Your instructions » In your copy, reproduce the entries exactly as they are, minus the images.

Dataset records
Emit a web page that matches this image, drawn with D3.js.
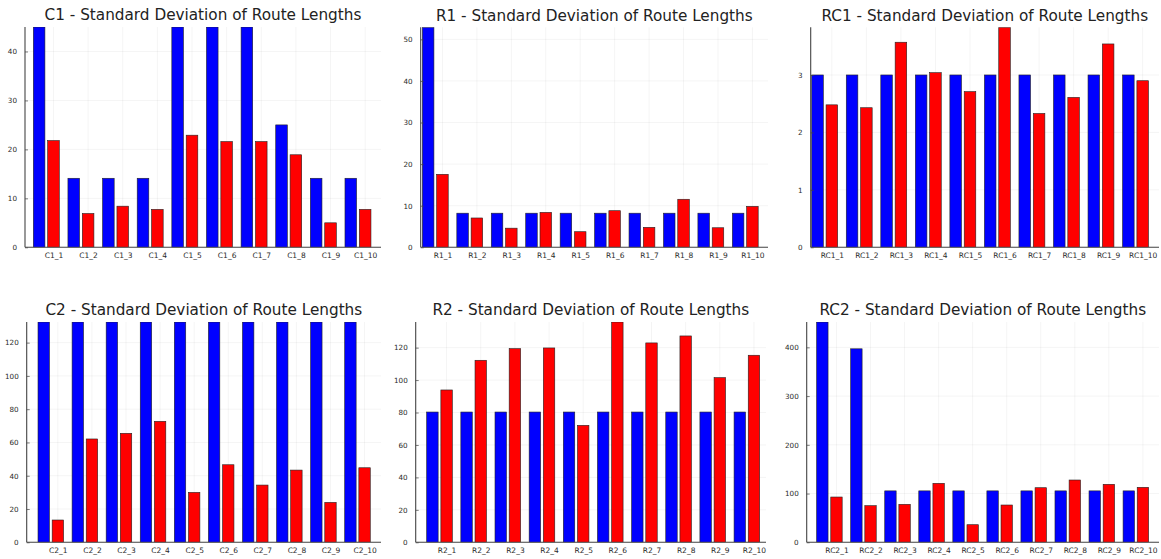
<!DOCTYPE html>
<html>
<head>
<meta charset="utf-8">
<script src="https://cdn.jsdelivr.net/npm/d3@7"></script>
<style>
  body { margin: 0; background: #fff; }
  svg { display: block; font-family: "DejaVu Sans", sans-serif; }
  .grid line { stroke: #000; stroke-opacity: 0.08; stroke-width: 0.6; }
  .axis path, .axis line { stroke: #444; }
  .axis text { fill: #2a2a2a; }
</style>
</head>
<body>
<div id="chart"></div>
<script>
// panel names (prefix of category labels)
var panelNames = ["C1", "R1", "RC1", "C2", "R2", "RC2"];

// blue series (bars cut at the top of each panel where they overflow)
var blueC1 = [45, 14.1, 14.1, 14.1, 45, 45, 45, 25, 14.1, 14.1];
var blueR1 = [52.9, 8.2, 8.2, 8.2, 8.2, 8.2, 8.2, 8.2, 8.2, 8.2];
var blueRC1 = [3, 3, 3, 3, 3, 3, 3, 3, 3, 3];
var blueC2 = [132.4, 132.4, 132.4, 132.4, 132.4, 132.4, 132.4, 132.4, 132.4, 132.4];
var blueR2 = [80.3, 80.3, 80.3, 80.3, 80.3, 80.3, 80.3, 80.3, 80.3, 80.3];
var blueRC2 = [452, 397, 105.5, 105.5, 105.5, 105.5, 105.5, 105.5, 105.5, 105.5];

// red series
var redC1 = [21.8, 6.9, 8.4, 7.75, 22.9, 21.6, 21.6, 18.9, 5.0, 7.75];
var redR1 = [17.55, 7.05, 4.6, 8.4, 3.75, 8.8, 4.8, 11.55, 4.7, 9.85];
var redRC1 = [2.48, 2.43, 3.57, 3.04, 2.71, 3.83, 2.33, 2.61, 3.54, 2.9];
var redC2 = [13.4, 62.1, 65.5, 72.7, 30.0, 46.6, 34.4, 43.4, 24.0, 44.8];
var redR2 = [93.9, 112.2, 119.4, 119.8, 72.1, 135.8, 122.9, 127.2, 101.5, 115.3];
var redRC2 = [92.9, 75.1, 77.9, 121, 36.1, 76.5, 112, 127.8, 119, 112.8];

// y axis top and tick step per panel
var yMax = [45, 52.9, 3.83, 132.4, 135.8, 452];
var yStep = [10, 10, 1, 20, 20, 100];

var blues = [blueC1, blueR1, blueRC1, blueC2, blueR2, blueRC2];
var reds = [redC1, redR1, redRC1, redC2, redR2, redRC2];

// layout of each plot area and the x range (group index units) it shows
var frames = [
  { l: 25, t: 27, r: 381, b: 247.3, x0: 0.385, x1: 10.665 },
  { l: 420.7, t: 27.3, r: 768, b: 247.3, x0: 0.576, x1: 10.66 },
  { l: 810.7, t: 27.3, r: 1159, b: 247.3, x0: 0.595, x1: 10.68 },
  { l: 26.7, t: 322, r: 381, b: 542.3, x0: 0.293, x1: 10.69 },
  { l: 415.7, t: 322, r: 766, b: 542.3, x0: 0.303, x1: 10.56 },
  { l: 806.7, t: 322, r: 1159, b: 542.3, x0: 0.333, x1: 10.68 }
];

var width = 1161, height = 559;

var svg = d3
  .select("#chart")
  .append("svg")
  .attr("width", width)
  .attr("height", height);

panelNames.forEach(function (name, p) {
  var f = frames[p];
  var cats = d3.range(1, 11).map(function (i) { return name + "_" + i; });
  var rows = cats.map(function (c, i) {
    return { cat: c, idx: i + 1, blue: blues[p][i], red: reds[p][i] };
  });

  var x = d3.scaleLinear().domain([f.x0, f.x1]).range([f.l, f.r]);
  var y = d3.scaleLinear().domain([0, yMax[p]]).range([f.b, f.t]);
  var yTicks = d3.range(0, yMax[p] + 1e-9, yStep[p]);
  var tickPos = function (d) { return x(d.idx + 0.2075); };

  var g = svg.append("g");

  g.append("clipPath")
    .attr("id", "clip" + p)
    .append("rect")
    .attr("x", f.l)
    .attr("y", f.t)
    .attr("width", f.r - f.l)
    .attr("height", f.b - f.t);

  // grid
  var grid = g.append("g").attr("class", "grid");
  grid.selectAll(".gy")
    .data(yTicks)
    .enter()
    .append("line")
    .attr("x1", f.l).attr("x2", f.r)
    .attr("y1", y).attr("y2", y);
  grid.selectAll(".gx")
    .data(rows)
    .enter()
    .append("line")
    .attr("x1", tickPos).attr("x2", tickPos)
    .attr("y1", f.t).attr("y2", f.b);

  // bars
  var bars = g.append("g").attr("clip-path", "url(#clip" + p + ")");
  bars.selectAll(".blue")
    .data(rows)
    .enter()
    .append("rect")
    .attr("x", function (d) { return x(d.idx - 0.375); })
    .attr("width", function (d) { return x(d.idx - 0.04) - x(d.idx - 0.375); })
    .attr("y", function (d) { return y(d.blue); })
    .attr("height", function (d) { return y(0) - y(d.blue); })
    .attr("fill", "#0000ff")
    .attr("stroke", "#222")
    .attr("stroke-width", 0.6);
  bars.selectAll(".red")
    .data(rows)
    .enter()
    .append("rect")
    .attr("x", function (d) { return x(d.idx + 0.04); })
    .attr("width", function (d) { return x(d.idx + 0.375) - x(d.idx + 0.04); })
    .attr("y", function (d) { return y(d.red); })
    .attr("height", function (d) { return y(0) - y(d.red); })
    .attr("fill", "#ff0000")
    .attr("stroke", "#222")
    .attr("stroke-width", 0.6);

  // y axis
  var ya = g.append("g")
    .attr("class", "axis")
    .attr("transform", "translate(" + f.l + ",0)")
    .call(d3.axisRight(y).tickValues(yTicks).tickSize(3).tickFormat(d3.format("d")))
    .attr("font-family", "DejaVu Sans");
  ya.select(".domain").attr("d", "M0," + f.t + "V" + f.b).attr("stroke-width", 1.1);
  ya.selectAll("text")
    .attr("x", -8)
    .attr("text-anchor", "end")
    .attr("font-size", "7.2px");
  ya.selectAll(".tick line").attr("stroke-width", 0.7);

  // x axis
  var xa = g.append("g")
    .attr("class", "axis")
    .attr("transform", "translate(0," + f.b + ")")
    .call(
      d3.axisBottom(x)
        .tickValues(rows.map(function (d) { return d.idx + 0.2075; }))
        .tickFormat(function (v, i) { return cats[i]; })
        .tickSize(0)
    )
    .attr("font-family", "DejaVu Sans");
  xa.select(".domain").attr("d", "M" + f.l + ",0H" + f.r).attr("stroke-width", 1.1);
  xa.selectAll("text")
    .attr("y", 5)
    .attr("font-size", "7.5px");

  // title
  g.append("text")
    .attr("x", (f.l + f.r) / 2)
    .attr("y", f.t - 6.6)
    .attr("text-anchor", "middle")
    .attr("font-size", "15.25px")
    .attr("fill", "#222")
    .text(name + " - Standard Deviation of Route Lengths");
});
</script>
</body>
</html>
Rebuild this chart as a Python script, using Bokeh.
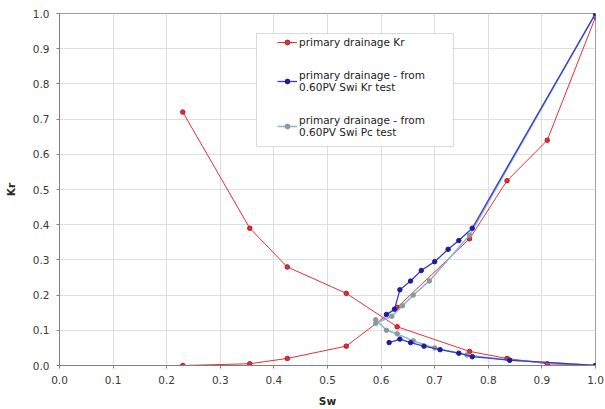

Exercise output »
Emit a web page that matches this image, drawn with D3.js.
<!DOCTYPE html>
<html>
<head>
<meta charset="utf-8">
<script src="https://cdn.jsdelivr.net/npm/d3@7"></script>
<style>
  body { margin: 0; background: #fff; }
  svg { display: block; font-family: "DejaVu Sans", sans-serif; }
  .grid line { stroke: #000; stroke-opacity: 0.08; stroke-width: 0.6; }
  .axis path, .axis line { stroke: #444; }
  .axis text { fill: #2a2a2a; }
</style>
</head>
<body>
<div id="chart"></div>
<script>
// panel names (prefix of category labels)
var panelNames = ["C1", "R1", "RC1", "C2", "R2", "RC2"];

// blue series (bars cut at the top of each panel where they overflow)
var blueC1 = [45, 14.1, 14.1, 14.1, 45, 45, 45, 25, 14.1, 14.1];
var blueR1 = [52.9, 8.2, 8.2, 8.2, 8.2, 8.2, 8.2, 8.2, 8.2, 8.2];
var blueRC1 = [3, 3, 3, 3, 3, 3, 3, 3, 3, 3];
var blueC2 = [132.4, 132.4, 132.4, 132.4, 132.4, 132.4, 132.4, 132.4, 132.4, 132.4];
var blueR2 = [80.3, 80.3, 80.3, 80.3, 80.3, 80.3, 80.3, 80.3, 80.3, 80.3];
var blueRC2 = [452, 397, 105.5, 105.5, 105.5, 105.5, 105.5, 105.5, 105.5, 105.5];

// red series
var redC1 = [21.8, 6.9, 8.4, 7.75, 22.9, 21.6, 21.6, 18.9, 5.0, 7.75];
var redR1 = [17.55, 7.05, 4.6, 8.4, 3.75, 8.8, 4.8, 11.55, 4.7, 9.85];
var redRC1 = [2.48, 2.43, 3.57, 3.04, 2.71, 3.83, 2.33, 2.61, 3.54, 2.9];
var redC2 = [13.4, 62.1, 65.5, 72.7, 30.0, 46.6, 34.4, 43.4, 24.0, 44.8];
var redR2 = [93.9, 112.2, 119.4, 119.8, 72.1, 135.8, 122.9, 127.2, 101.5, 115.3];
var redRC2 = [92.9, 75.1, 77.9, 121, 36.1, 76.5, 112, 127.8, 119, 112.8];

// y axis top and tick step per panel
var yMax = [45, 52.9, 3.83, 132.4, 135.8, 452];
var yStep = [10, 10, 1, 20, 20, 100];

var blues = [blueC1, blueR1, blueRC1, blueC2, blueR2, blueRC2];
var reds = [redC1, redR1, redRC1, redC2, redR2, redRC2];

// layout of each plot area and the x range (group index units) it shows
var frames = [
  { l: 25, t: 27, r: 381, b: 247.3, x0: 0.385, x1: 10.665 },
  { l: 420.7, t: 27.3, r: 768, b: 247.3, x0: 0.576, x1: 10.66 },
  { l: 810.7, t: 27.3, r: 1159, b: 247.3, x0: 0.595, x1: 10.68 },
  { l: 26.7, t: 322, r: 381, b: 542.3, x0: 0.293, x1: 10.69 },
  { l: 415.7, t: 322, r: 766, b: 542.3, x0: 0.303, x1: 10.56 },
  { l: 806.7, t: 322, r: 1159, b: 542.3, x0: 0.333, x1: 10.68 }
];

var width = 1161, height = 559;

var svg = d3
  .select("#chart")
  .append("svg")
  .attr("width", width)
  .attr("height", height);

panelNames.forEach(function (name, p) {
  var f = frames[p];
  var cats = d3.range(1, 11).map(function (i) { return name + "_" + i; });
  var rows = cats.map(function (c, i) {
    return { cat: c, idx: i + 1, blue: blues[p][i], red: reds[p][i] };
  });

  var x = d3.scaleLinear().domain([f.x0, f.x1]).range([f.l, f.r]);
  var y = d3.scaleLinear().domain([0, yMax[p]]).range([f.b, f.t]);
  var yTicks = d3.range(0, yMax[p] + 1e-9, yStep[p]);
  var tickPos = function (d) { return x(d.idx + 0.2075); };

  var g = svg.append("g");

  g.append("clipPath")
    .attr("id", "clip" + p)
    .append("rect")
    .attr("x", f.l)
    .attr("y", f.t)
    .attr("width", f.r - f.l)
    .attr("height", f.b - f.t);

  // grid
  var grid = g.append("g").attr("class", "grid");
  grid.selectAll(".gy")
    .data(yTicks)
    .enter()
    .append("line")
    .attr("x1", f.l).attr("x2", f.r)
    .attr("y1", y).attr("y2", y);
  grid.selectAll(".gx")
    .data(rows)
    .enter()
    .append("line")
    .attr("x1", tickPos).attr("x2", tickPos)
    .attr("y1", f.t).attr("y2", f.b);

  // bars
  var bars = g.append("g").attr("clip-path", "url(#clip" + p + ")");
  bars.selectAll(".blue")
    .data(rows)
    .enter()
    .append("rect")
    .attr("x", function (d) { return x(d.idx - 0.375); })
    .attr("width", function (d) { return x(d.idx - 0.04) - x(d.idx - 0.375); })
    .attr("y", function (d) { return y(d.blue); })
    .attr("height", function (d) { return y(0) - y(d.blue); })
    .attr("fill", "#0000ff")
    .attr("stroke", "#222")
    .attr("stroke-width", 0.6);
  bars.selectAll(".red")
    .data(rows)
    .enter()
    .append("rect")
    .attr("x", function (d) { return x(d.idx + 0.04); })
    .attr("width", function (d) { return x(d.idx + 0.375) - x(d.idx + 0.04); })
    .attr("y", function (d) { return y(d.red); })
    .attr("height", function (d) { return y(0) - y(d.red); })
    .attr("fill", "#ff0000")
    .attr("stroke", "#222")
    .attr("stroke-width", 0.6);

  // y axis
  var ya = g.append("g")
    .attr("class", "axis")
    .attr("transform", "translate(" + f.l + ",0)")
    .call(d3.axisRight(y).tickValues(yTicks).tickSize(3).tickFormat(d3.format("d")))
    .attr("font-family", "DejaVu Sans");
  ya.select(".domain").attr("d", "M0," + f.t + "V" + f.b).attr("stroke-width", 1.1);
  ya.selectAll("text")
    .attr("x", -8)
    .attr("text-anchor", "end")
    .attr("font-size", "7.2px");
  ya.selectAll(".tick line").attr("stroke-width", 0.7);

  // x axis
  var xa = g.append("g")
    .attr("class", "axis")
    .attr("transform", "translate(0," + f.b + ")")
    .call(
      d3.axisBottom(x)
        .tickValues(rows.map(function (d) { return d.idx + 0.2075; }))
        .tickFormat(function (v, i) { return cats[i]; })
        .tickSize(0)
    )
    .attr("font-family", "DejaVu Sans");
  xa.select(".domain").attr("d", "M" + f.l + ",0H" + f.r).attr("stroke-width", 1.1);
  xa.selectAll("text")
    .attr("y", 5)
    .attr("font-size", "7.5px");

  // title
  g.append("text")
    .attr("x", (f.l + f.r) / 2)
    .attr("y", f.t - 6.6)
    .attr("text-anchor", "middle")
    .attr("font-size", "15.25px")
    .attr("fill", "#222")
    .text(name + " - Standard Deviation of Route Lengths");
});
</script>
</body>
</html>
Rebuild this chart as a Python script, using Bokeh.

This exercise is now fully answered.